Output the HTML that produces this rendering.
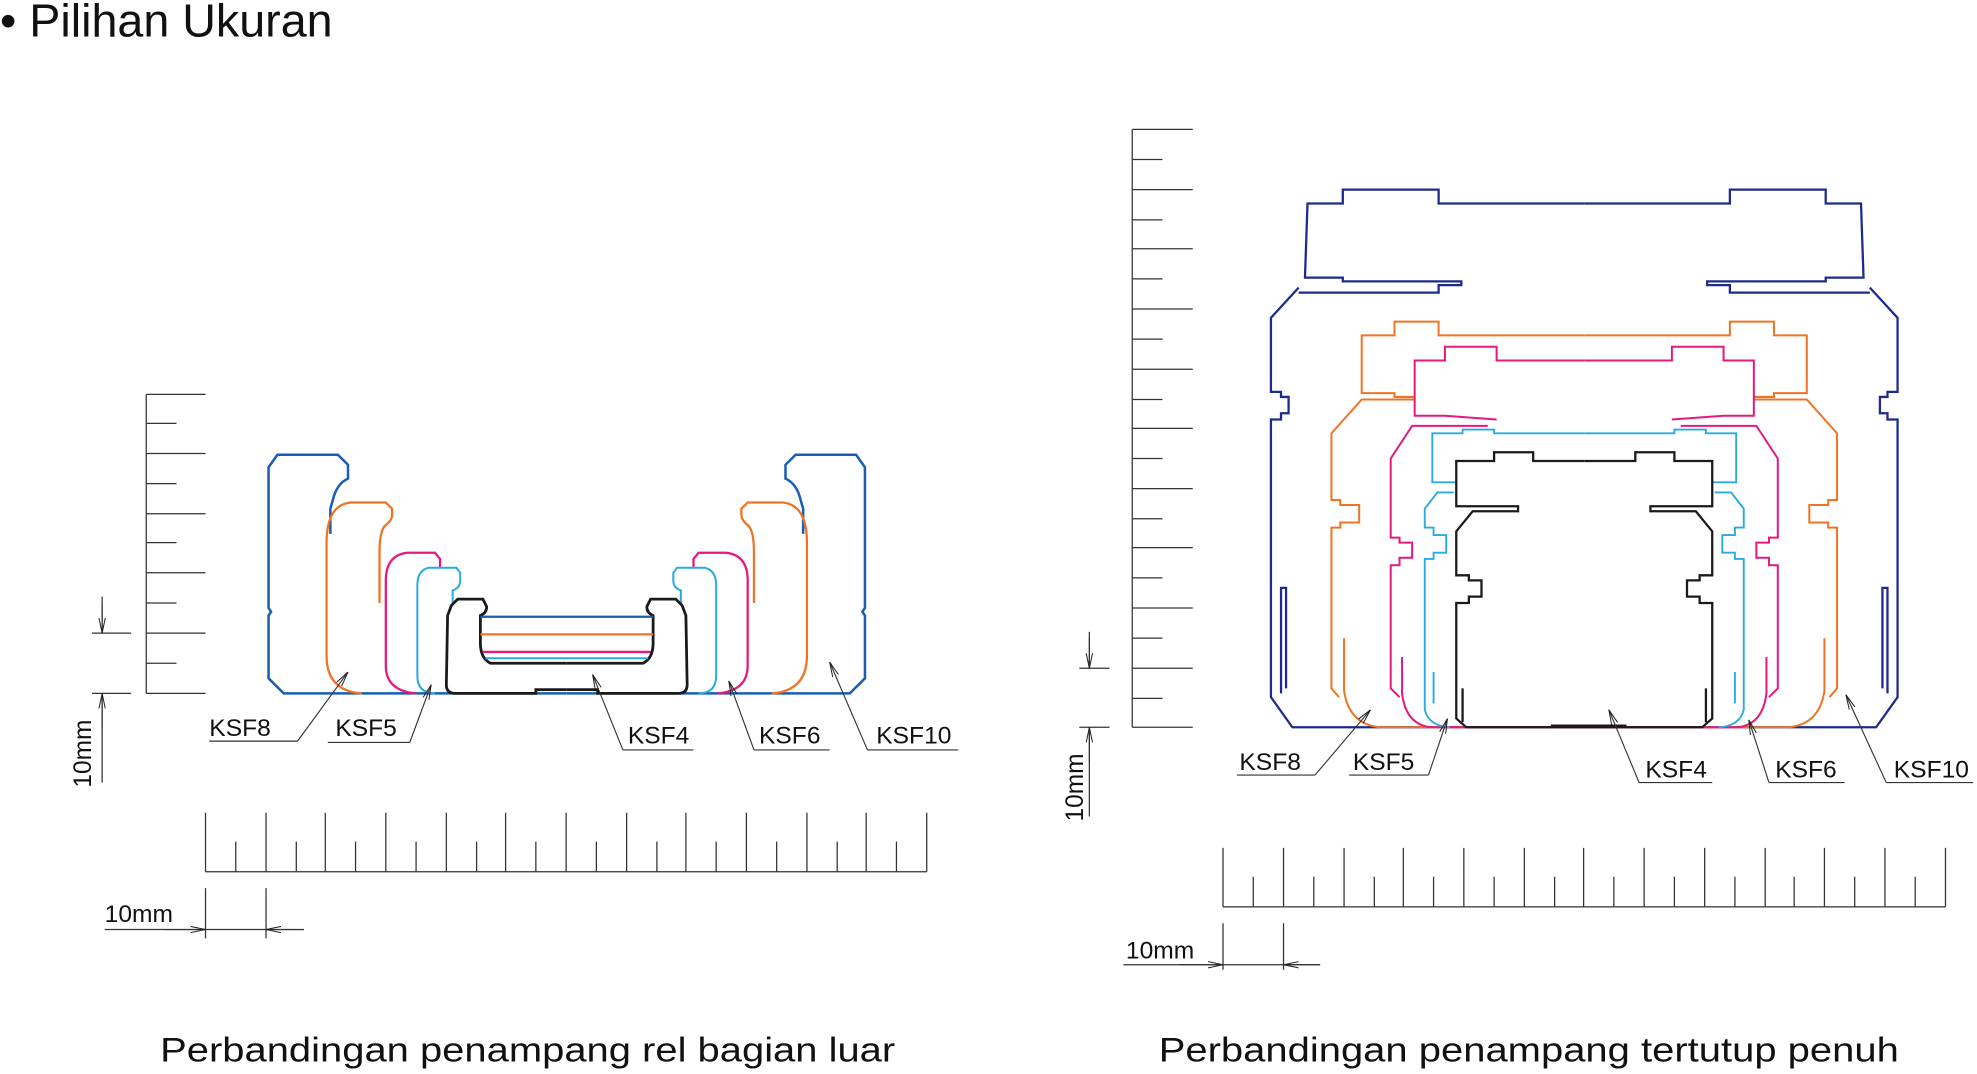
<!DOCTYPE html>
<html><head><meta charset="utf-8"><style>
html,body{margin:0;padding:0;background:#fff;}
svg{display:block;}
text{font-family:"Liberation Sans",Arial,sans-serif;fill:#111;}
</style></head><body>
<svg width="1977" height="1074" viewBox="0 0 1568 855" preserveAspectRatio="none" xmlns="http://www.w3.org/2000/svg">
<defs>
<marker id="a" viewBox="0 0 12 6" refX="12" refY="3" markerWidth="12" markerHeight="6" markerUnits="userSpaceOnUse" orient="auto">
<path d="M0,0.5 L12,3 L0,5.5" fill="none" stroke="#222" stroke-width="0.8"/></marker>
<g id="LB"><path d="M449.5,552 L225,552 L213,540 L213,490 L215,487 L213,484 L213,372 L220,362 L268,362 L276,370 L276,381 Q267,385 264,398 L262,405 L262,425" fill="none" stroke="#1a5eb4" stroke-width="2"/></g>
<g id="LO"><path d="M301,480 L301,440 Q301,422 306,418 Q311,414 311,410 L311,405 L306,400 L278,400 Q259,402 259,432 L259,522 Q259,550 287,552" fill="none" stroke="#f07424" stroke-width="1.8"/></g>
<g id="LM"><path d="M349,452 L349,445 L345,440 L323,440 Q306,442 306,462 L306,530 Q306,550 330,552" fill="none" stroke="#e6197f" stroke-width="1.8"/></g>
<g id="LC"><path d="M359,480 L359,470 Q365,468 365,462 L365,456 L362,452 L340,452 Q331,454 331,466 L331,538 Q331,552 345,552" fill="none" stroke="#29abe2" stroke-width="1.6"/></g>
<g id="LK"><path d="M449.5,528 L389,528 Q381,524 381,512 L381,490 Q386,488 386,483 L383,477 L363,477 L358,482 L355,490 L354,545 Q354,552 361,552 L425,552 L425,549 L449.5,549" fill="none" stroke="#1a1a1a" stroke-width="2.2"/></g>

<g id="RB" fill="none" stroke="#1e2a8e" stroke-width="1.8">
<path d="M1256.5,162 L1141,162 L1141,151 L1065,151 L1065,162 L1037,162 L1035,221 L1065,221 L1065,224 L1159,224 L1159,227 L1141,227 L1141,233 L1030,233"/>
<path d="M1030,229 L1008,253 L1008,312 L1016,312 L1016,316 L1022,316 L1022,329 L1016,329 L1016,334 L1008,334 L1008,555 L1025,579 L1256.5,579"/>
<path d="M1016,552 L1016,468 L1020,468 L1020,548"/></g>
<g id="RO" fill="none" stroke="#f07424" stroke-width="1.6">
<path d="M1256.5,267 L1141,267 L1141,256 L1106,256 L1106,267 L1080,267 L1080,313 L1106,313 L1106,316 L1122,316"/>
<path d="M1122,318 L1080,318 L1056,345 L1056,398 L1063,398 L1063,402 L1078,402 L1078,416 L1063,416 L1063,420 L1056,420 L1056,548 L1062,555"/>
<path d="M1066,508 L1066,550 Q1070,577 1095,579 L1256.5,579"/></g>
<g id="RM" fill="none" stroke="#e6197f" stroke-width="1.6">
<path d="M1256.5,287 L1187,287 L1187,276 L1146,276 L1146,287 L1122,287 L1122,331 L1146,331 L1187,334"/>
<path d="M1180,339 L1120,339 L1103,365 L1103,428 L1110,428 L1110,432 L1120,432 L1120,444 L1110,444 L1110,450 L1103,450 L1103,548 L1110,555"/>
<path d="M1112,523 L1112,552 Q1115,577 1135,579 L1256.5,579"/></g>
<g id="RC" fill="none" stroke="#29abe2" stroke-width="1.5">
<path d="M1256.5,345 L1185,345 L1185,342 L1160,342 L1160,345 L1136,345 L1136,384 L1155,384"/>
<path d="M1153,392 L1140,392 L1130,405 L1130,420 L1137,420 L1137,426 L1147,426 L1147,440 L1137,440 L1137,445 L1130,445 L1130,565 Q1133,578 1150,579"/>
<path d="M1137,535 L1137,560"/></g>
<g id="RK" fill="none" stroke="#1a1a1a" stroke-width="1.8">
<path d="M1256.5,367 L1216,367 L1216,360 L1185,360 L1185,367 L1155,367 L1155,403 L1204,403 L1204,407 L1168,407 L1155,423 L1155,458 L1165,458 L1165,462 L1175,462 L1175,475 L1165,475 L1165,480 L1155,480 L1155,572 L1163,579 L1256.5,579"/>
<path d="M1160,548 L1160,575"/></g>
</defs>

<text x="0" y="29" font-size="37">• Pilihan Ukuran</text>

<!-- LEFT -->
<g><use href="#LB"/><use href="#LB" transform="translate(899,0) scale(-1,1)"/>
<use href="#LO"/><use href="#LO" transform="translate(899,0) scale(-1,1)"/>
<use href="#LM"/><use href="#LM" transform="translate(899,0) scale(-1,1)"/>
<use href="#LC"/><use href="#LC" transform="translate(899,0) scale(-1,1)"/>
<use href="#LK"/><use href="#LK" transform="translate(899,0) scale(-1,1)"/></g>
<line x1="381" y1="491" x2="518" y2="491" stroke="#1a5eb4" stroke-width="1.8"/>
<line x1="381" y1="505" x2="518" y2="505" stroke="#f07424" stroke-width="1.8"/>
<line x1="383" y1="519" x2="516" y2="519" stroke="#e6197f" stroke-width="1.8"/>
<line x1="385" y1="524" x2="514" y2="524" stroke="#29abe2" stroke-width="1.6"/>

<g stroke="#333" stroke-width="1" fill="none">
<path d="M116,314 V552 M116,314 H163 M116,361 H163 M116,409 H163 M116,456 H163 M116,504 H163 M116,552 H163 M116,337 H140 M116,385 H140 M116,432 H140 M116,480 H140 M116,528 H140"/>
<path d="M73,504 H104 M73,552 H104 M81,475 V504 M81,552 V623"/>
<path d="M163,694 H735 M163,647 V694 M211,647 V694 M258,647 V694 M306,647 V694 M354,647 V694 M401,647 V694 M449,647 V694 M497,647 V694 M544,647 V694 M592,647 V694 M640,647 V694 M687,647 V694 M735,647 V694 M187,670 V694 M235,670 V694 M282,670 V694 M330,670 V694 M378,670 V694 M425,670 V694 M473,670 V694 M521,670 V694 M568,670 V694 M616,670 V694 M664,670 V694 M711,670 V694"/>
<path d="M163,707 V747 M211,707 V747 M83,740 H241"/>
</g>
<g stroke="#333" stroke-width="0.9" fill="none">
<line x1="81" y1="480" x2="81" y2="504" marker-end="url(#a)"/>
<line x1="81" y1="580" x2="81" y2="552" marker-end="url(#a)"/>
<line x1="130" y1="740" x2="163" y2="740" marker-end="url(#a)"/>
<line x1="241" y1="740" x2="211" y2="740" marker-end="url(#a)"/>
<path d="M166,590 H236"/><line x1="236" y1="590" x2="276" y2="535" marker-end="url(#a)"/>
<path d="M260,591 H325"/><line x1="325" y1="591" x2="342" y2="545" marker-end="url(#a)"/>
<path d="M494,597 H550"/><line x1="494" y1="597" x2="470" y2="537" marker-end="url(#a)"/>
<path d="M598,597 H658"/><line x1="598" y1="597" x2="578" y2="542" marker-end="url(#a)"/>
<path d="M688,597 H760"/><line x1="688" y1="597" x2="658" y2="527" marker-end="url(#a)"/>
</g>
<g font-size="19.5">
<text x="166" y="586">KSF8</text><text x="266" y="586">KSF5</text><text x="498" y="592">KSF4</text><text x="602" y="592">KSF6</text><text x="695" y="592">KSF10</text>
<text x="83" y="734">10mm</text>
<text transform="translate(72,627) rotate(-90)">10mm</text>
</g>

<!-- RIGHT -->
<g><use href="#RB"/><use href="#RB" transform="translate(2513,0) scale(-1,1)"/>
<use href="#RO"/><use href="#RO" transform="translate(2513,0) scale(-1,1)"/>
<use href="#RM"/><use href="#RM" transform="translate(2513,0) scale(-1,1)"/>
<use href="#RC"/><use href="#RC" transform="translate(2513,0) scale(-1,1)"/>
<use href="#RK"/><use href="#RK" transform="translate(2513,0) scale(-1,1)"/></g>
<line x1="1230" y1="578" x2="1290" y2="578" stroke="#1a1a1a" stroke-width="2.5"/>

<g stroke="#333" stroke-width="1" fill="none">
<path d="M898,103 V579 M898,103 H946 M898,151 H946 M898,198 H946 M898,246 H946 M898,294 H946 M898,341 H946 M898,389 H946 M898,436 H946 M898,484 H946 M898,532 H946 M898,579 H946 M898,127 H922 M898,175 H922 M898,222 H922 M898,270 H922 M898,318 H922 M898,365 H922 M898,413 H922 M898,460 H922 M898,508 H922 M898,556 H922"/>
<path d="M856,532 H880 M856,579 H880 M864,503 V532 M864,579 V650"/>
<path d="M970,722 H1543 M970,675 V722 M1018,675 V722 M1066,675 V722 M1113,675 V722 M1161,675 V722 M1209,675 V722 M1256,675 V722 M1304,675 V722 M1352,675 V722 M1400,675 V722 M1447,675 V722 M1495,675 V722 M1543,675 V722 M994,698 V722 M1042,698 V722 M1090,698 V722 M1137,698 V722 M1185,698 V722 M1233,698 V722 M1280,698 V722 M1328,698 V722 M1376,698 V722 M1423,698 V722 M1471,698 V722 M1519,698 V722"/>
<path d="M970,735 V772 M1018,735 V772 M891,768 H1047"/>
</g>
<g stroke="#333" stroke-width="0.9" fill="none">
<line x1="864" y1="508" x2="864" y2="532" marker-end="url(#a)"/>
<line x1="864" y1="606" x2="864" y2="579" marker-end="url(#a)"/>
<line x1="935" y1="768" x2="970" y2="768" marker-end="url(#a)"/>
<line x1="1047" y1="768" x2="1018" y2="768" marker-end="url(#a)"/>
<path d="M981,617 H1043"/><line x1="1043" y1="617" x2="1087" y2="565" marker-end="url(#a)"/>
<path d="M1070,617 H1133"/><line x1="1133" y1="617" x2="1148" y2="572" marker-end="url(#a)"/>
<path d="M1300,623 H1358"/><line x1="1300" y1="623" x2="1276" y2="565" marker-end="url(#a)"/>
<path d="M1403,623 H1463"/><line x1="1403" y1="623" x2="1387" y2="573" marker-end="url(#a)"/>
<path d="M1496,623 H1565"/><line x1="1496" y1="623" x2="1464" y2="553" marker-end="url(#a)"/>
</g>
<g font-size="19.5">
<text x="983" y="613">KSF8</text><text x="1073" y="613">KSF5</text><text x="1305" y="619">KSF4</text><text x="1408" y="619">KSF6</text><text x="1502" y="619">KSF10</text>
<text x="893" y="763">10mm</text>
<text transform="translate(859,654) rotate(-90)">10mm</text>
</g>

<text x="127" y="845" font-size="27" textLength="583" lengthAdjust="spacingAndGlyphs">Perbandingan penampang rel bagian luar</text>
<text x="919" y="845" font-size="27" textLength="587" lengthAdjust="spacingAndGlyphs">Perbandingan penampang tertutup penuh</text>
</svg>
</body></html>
○ ○ ○ ○ ○
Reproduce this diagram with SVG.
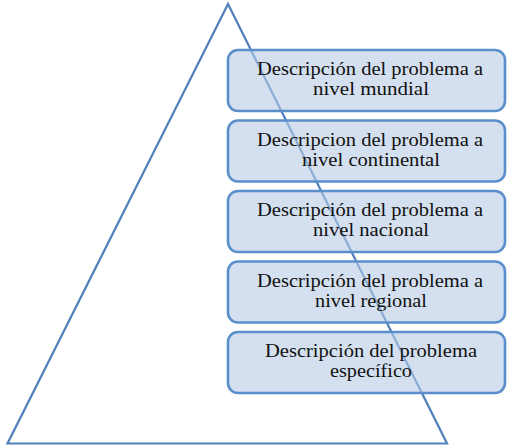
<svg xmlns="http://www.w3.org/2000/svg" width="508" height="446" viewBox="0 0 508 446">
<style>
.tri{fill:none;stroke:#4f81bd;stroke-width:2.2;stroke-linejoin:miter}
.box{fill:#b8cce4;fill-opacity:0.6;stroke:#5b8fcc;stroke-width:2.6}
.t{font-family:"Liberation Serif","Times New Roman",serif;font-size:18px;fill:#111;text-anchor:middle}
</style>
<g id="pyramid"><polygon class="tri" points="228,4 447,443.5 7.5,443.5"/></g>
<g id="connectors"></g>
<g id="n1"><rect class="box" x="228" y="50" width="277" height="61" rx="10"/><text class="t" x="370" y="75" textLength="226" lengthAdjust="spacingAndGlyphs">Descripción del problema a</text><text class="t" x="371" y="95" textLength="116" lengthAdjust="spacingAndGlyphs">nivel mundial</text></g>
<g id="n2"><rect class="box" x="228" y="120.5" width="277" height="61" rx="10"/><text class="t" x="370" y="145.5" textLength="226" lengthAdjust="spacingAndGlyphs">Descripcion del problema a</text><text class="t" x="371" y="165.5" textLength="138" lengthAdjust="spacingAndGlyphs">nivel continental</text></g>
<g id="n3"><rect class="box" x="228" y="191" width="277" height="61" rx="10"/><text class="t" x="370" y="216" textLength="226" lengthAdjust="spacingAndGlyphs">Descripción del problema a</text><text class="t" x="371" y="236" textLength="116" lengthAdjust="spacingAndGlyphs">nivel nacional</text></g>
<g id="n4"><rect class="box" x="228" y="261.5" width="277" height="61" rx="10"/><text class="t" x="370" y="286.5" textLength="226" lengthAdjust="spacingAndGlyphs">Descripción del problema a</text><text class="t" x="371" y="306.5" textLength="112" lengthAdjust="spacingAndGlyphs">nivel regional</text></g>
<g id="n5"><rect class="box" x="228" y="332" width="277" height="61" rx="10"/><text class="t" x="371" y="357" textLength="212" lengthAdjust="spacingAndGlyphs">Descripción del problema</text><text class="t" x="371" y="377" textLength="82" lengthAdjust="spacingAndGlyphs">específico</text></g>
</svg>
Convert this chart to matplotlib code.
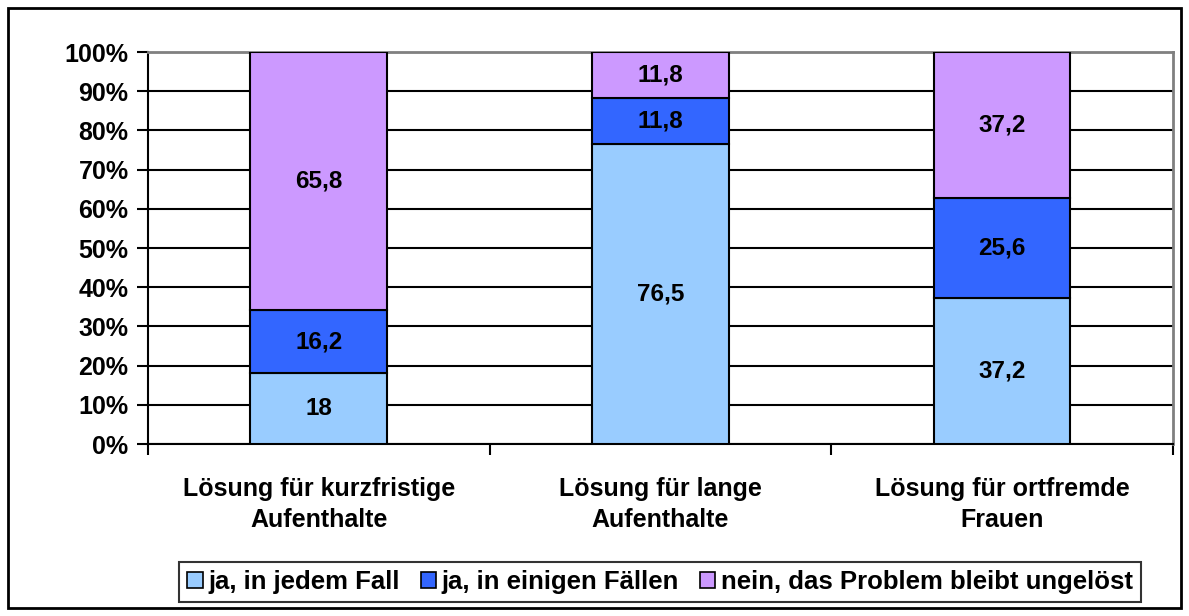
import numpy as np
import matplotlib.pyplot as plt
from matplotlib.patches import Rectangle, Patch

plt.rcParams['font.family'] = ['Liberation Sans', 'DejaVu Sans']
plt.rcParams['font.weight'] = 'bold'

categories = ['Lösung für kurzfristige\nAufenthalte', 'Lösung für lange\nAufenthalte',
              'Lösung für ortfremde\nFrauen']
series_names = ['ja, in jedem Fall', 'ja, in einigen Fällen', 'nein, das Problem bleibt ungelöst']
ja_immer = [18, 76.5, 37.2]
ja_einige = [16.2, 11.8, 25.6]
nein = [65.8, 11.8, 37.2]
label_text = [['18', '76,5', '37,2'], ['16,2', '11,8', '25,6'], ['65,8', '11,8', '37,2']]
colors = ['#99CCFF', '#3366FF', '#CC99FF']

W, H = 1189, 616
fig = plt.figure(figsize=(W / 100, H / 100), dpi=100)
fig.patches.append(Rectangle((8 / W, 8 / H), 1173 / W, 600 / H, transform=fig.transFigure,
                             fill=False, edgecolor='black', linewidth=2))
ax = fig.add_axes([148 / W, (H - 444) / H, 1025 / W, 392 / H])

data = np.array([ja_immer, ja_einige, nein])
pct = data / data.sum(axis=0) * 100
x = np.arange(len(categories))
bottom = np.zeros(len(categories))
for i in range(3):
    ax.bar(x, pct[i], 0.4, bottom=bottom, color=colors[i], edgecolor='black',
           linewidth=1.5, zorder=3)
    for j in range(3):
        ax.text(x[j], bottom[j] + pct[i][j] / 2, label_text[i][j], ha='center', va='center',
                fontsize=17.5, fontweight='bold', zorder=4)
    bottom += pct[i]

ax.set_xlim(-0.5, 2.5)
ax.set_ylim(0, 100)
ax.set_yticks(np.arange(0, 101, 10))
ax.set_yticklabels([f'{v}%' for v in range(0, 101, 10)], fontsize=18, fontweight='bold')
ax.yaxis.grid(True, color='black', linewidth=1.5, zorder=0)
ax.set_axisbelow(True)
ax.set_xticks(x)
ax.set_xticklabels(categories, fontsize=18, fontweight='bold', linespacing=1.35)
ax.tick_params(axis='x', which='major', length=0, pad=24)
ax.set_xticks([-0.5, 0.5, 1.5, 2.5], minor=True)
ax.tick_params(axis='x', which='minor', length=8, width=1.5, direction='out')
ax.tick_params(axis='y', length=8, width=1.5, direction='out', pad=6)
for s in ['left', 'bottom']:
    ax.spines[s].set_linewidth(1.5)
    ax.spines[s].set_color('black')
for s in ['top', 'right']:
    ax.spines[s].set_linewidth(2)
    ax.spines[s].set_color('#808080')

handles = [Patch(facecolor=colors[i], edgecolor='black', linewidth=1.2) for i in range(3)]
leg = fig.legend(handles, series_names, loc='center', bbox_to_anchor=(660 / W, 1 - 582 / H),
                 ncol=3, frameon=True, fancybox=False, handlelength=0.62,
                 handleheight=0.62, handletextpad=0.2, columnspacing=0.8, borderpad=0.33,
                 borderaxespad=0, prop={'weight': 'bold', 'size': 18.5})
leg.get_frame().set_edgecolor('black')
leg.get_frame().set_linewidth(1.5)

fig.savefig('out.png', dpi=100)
○ ○ ○ ○ ○
Except for the pictures, write out exactly the lines from the line that contains "Output the HTML that produces this rendering." through the line that contains "L389,528 Q381,524 381,512", including both.

Output the HTML that produces this rendering.
<!DOCTYPE html>
<html><head><meta charset="utf-8"><style>
html,body{margin:0;padding:0;background:#fff;}
svg{display:block;}
text{font-family:"Liberation Sans",Arial,sans-serif;fill:#111;}
</style></head><body>
<svg width="1977" height="1074" viewBox="0 0 1568 855" preserveAspectRatio="none" xmlns="http://www.w3.org/2000/svg">
<defs>
<marker id="a" viewBox="0 0 12 6" refX="12" refY="3" markerWidth="12" markerHeight="6" markerUnits="userSpaceOnUse" orient="auto">
<path d="M0,0.5 L12,3 L0,5.5" fill="none" stroke="#222" stroke-width="0.8"/></marker>
<g id="LB"><path d="M449.5,552 L225,552 L213,540 L213,490 L215,487 L213,484 L213,372 L220,362 L268,362 L276,370 L276,381 Q267,385 264,398 L262,405 L262,425" fill="none" stroke="#1a5eb4" stroke-width="2"/></g>
<g id="LO"><path d="M301,480 L301,440 Q301,422 306,418 Q311,414 311,410 L311,405 L306,400 L278,400 Q259,402 259,432 L259,522 Q259,550 287,552" fill="none" stroke="#f07424" stroke-width="1.8"/></g>
<g id="LM"><path d="M349,452 L349,445 L345,440 L323,440 Q306,442 306,462 L306,530 Q306,550 330,552" fill="none" stroke="#e6197f" stroke-width="1.8"/></g>
<g id="LC"><path d="M359,480 L359,470 Q365,468 365,462 L365,456 L362,452 L340,452 Q331,454 331,466 L331,538 Q331,552 345,552" fill="none" stroke="#29abe2" stroke-width="1.6"/></g>
<g id="LK"><path d="M449.5,528 L389,528 Q381,524 381,512 L381,490 Q386,488 386,483 L383,477 L363,477 L358,482 L355,490 L354,545 Q354,552 361,552 L425,552 L425,549 L449.5,549" fill="none" stroke="#1a1a1a" stroke-width="2.2"/></g>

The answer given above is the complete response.